> _SHORT PROBLEM_: Quote every line of the material beneath this one.

--- START OF DATA EXTRACT ---

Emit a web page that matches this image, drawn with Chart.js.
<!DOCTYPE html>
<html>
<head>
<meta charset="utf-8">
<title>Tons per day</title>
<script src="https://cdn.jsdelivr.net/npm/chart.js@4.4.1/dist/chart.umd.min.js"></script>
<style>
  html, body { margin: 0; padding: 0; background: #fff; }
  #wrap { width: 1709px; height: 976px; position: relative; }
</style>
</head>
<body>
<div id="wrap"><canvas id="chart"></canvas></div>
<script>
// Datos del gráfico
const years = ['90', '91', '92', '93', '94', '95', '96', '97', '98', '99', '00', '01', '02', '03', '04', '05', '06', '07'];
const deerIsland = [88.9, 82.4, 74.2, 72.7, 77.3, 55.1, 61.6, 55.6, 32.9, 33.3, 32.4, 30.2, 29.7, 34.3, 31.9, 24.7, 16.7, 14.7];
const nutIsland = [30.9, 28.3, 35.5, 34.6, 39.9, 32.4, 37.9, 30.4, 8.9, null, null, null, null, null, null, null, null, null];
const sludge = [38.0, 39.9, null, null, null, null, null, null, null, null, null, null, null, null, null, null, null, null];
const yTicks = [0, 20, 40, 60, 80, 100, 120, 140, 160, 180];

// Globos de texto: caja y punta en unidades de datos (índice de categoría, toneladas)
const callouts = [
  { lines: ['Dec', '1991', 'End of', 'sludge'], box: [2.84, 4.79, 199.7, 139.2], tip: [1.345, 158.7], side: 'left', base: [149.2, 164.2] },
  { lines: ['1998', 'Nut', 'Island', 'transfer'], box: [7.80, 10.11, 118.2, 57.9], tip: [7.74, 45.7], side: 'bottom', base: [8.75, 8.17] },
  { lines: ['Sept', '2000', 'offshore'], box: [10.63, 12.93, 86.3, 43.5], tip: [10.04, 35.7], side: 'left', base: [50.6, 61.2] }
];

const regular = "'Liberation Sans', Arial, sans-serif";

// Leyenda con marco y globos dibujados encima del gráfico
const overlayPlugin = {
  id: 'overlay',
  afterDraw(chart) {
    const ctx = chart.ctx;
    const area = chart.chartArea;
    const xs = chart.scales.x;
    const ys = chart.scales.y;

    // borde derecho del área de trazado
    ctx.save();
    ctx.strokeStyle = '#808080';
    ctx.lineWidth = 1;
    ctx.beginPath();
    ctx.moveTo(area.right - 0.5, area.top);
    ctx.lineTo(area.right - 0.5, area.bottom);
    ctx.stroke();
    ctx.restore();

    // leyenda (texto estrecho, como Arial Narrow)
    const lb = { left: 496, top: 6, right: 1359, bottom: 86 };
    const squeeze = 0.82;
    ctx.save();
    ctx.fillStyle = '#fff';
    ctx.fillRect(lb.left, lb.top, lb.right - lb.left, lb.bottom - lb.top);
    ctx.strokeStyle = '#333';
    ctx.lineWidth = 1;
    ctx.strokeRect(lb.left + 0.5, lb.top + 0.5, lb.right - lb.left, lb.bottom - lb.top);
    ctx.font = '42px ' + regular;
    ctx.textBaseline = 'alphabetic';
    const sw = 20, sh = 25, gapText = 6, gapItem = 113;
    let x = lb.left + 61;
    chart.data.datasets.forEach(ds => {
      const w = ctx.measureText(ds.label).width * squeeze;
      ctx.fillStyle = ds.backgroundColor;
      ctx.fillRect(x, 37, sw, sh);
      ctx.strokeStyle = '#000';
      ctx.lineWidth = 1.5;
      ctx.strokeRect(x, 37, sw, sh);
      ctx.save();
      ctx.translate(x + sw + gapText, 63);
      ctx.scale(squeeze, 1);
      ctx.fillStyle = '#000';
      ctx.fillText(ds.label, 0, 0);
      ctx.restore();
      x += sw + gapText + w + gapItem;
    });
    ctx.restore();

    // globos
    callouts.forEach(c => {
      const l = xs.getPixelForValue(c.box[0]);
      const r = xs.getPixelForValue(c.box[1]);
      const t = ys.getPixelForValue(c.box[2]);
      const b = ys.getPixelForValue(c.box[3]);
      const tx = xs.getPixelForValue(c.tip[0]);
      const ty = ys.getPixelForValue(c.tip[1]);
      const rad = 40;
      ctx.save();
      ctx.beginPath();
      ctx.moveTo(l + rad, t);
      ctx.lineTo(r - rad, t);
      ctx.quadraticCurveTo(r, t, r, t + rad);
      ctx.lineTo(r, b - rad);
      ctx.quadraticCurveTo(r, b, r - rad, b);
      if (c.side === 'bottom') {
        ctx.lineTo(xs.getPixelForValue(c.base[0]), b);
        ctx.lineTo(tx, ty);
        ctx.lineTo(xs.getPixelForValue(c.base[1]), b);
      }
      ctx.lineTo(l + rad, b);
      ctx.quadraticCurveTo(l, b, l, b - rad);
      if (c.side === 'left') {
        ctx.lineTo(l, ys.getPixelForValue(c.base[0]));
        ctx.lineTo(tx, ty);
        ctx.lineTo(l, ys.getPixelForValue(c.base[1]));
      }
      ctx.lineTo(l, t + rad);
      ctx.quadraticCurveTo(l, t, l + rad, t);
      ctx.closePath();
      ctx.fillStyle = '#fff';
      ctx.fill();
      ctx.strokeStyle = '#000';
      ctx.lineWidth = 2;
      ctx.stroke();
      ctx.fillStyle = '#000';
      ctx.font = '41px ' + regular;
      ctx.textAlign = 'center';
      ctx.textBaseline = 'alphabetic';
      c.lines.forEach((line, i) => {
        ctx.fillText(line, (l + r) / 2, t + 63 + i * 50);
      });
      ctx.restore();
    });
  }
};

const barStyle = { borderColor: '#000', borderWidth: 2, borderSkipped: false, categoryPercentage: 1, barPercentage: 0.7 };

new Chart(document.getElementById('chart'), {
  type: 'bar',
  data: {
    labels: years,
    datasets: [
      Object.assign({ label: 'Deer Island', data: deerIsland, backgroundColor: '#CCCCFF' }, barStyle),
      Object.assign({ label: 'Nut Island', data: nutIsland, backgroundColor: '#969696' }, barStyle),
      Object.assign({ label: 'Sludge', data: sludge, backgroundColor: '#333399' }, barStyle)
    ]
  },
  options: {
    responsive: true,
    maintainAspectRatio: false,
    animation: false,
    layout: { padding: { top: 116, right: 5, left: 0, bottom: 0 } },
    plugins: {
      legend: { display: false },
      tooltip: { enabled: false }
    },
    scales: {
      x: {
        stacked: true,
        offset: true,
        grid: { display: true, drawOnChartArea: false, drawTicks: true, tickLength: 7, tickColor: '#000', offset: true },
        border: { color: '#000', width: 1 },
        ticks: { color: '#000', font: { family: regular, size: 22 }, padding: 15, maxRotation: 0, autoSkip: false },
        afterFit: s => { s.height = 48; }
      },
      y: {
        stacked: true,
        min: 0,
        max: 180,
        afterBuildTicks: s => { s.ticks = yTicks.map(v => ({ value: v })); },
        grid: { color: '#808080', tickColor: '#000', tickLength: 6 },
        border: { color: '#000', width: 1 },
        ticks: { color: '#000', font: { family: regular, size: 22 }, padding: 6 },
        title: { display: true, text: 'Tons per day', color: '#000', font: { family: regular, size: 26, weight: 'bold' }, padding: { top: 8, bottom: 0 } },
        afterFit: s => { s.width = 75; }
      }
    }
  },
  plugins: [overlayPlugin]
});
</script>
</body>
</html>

--- END OF DATA EXTRACT ---

> _THE REPLY_:
Emit a web page that matches this image, drawn with Chart.js.
<!DOCTYPE html>
<html>
<head>
<meta charset="utf-8">
<title>Tons per day</title>
<script src="https://cdn.jsdelivr.net/npm/chart.js@4.4.1/dist/chart.umd.min.js"></script>
<style>
  html, body { margin: 0; padding: 0; background: #fff; }
  #wrap { width: 1709px; height: 976px; position: relative; }
</style>
</head>
<body>
<div id="wrap"><canvas id="chart"></canvas></div>
<script>
// Datos del gráfico
const years = ['90', '91', '92', '93', '94', '95', '96', '97', '98', '99', '00', '01', '02', '03', '04', '05', '06', '07'];
const deerIsland = [88.9, 82.4, 74.2, 72.7, 77.3, 55.1, 61.6, 55.6, 32.9, 33.3, 32.4, 30.2, 29.7, 34.3, 31.9, 24.7, 16.7, 14.7];
const nutIsland = [30.9, 28.3, 35.5, 34.6, 39.9, 32.4, 37.9, 30.4, 8.9, null, null, null, null, null, null, null, null, null];
const sludge = [38.0, 39.9, null, null, null, null, null, null, null, null, null, null, null, null, null, null, null, null];
const yTicks = [0, 20, 40, 60, 80, 100, 120, 140, 160, 180];

// Globos de texto: caja y punta en unidades de datos (índice de categoría, toneladas)
const callouts = [
  { lines: ['Dec', '1991', 'End of', 'sludge'], box: [2.84, 4.79, 199.7, 139.2], tip: [1.345, 158.7], side: 'left', base: [149.2, 164.2] },
  { lines: ['1998', 'Nut', 'Island', 'transfer'], box: [7.80, 10.11, 118.2, 57.9], tip: [7.74, 45.7], side: 'bottom', base: [8.75, 8.17] },
  { lines: ['Sept', '2000', 'offshore'], box: [10.63, 12.93, 86.3, 43.5], tip: [10.04, 35.7], side: 'left', base: [50.6, 61.2] }
];

const regular = "'Liberation Sans', Arial, sans-serif";

// Leyenda con marco y globos dibujados encima del gráfico
const overlayPlugin = {
  id: 'overlay',
  afterDraw(chart) {
    const ctx = chart.ctx;
    const area = chart.chartArea;
    const xs = chart.scales.x;
    const ys = chart.scales.y;

    // borde derecho del área de trazado
    ctx.save();
    ctx.strokeStyle = '#808080';
    ctx.lineWidth = 1;
    ctx.beginPath();
    ctx.moveTo(area.right - 0.5, area.top);
    ctx.lineTo(area.right - 0.5, area.bottom);
    ctx.stroke();
    ctx.restore();

    // leyenda (texto estrecho, como Arial Narrow)
    const lb = { left: 496, top: 6, right: 1359, bottom: 86 };
    const squeeze = 0.82;
    ctx.save();
    ctx.fillStyle = '#fff';
    ctx.fillRect(lb.left, lb.top, lb.right - lb.left, lb.bottom - lb.top);
    ctx.strokeStyle = '#333';
    ctx.lineWidth = 1;
    ctx.strokeRect(lb.left + 0.5, lb.top + 0.5, lb.right - lb.left, lb.bottom - lb.top);
    ctx.font = '42px ' + regular;
    ctx.textBaseline = 'alphabetic';
    const sw = 20, sh = 25, gapText = 6, gapItem = 113;
    let x = lb.left + 61;
    chart.data.datasets.forEach(ds => {
      const w = ctx.measureText(ds.label).width * squeeze;
      ctx.fillStyle = ds.backgroundColor;
      ctx.fillRect(x, 37, sw, sh);
      ctx.strokeStyle = '#000';
      ctx.lineWidth = 1.5;
      ctx.strokeRect(x, 37, sw, sh);
      ctx.save();
      ctx.translate(x + sw + gapText, 63);
      ctx.scale(squeeze, 1);
      ctx.fillStyle = '#000';
      ctx.fillText(ds.label, 0, 0);
      ctx.restore();
      x += sw + gapText + w + gapItem;
    });
    ctx.restore();

    // globos
    callouts.forEach(c => {
      const l = xs.getPixelForValue(c.box[0]);
      const r = xs.getPixelForValue(c.box[1]);
      const t = ys.getPixelForValue(c.box[2]);
      const b = ys.getPixelForValue(c.box[3]);
      const tx = xs.getPixelForValue(c.tip[0]);
      const ty = ys.getPixelForValue(c.tip[1]);
      const rad = 40;
      ctx.save();
      ctx.beginPath();
      ctx.moveTo(l + rad, t);
      ctx.lineTo(r - rad, t);
      ctx.quadraticCurveTo(r, t, r, t + rad);
      ctx.lineTo(r, b - rad);
      ctx.quadraticCurveTo(r, b, r - rad, b);
      if (c.side === 'bottom') {
        ctx.lineTo(xs.getPixelForValue(c.base[0]), b);
        ctx.lineTo(tx, ty);
        ctx.lineTo(xs.getPixelForValue(c.base[1]), b);
      }
      ctx.lineTo(l + rad, b);
      ctx.quadraticCurveTo(l, b, l, b - rad);
      if (c.side === 'left') {
        ctx.lineTo(l, ys.getPixelForValue(c.base[0]));
        ctx.lineTo(tx, ty);
        ctx.lineTo(l, ys.getPixelForValue(c.base[1]));
      }
      ctx.lineTo(l, t + rad);
      ctx.quadraticCurveTo(l, t, l + rad, t);
      ctx.closePath();
      ctx.fillStyle = '#fff';
      ctx.fill();
      ctx.strokeStyle = '#000';
      ctx.lineWidth = 2;
      ctx.stroke();
      ctx.fillStyle = '#000';
      ctx.font = '41px ' + regular;
      ctx.textAlign = 'center';
      ctx.textBaseline = 'alphabetic';
      c.lines.forEach((line, i) => {
        ctx.fillText(line, (l + r) / 2, t + 63 + i * 50);
      });
      ctx.restore();
    });
  }
};

const barStyle = { borderColor: '#000', borderWidth: 2, borderSkipped: false, categoryPercentage: 1, barPercentage: 0.7 };

new Chart(document.getElementById('chart'), {
  type: 'bar',
  data: {
    labels: years,
    datasets: [
      Object.assign({ label: 'Deer Island', data: deerIsland, backgroundColor: '#CCCCFF' }, barStyle),
      Object.assign({ label: 'Nut Island', data: nutIsland, backgroundColor: '#969696' }, barStyle),
      Object.assign({ label: 'Sludge', data: sludge, backgroundColor: '#333399' }, barStyle)
    ]
  },
  options: {
    responsive: true,
    maintainAspectRatio: false,
    animation: false,
    layout: { padding: { top: 116, right: 5, left: 0, bottom: 0 } },
    plugins: {
      legend: { display: false },
      tooltip: { enabled: false }
    },
    scales: {
      x: {
        stacked: true,
        offset: true,
        grid: { display: true, drawOnChartArea: false, drawTicks: true, tickLength: 7, tickColor: '#000', offset: true },
        border: { color: '#000', width: 1 },
        ticks: { color: '#000', font: { family: regular, size: 22 }, padding: 15, maxRotation: 0, autoSkip: false },
        afterFit: s => { s.height = 48; }
      },
      y: {
        stacked: true,
        min: 0,
        max: 180,
        afterBuildTicks: s => { s.ticks = yTicks.map(v => ({ value: v })); },
        grid: { color: '#808080', tickColor: '#000', tickLength: 6 },
        border: { color: '#000', width: 1 },
        ticks: { color: '#000', font: { family: regular, size: 22 }, padding: 6 },
        title: { display: true, text: 'Tons per day', color: '#000', font: { family: regular, size: 26, weight: 'bold' }, padding: { top: 8, bottom: 0 } },
        afterFit: s => { s.width = 75; }
      }
    }
  },
  plugins: [overlayPlugin]
});
</script>
</body>
</html>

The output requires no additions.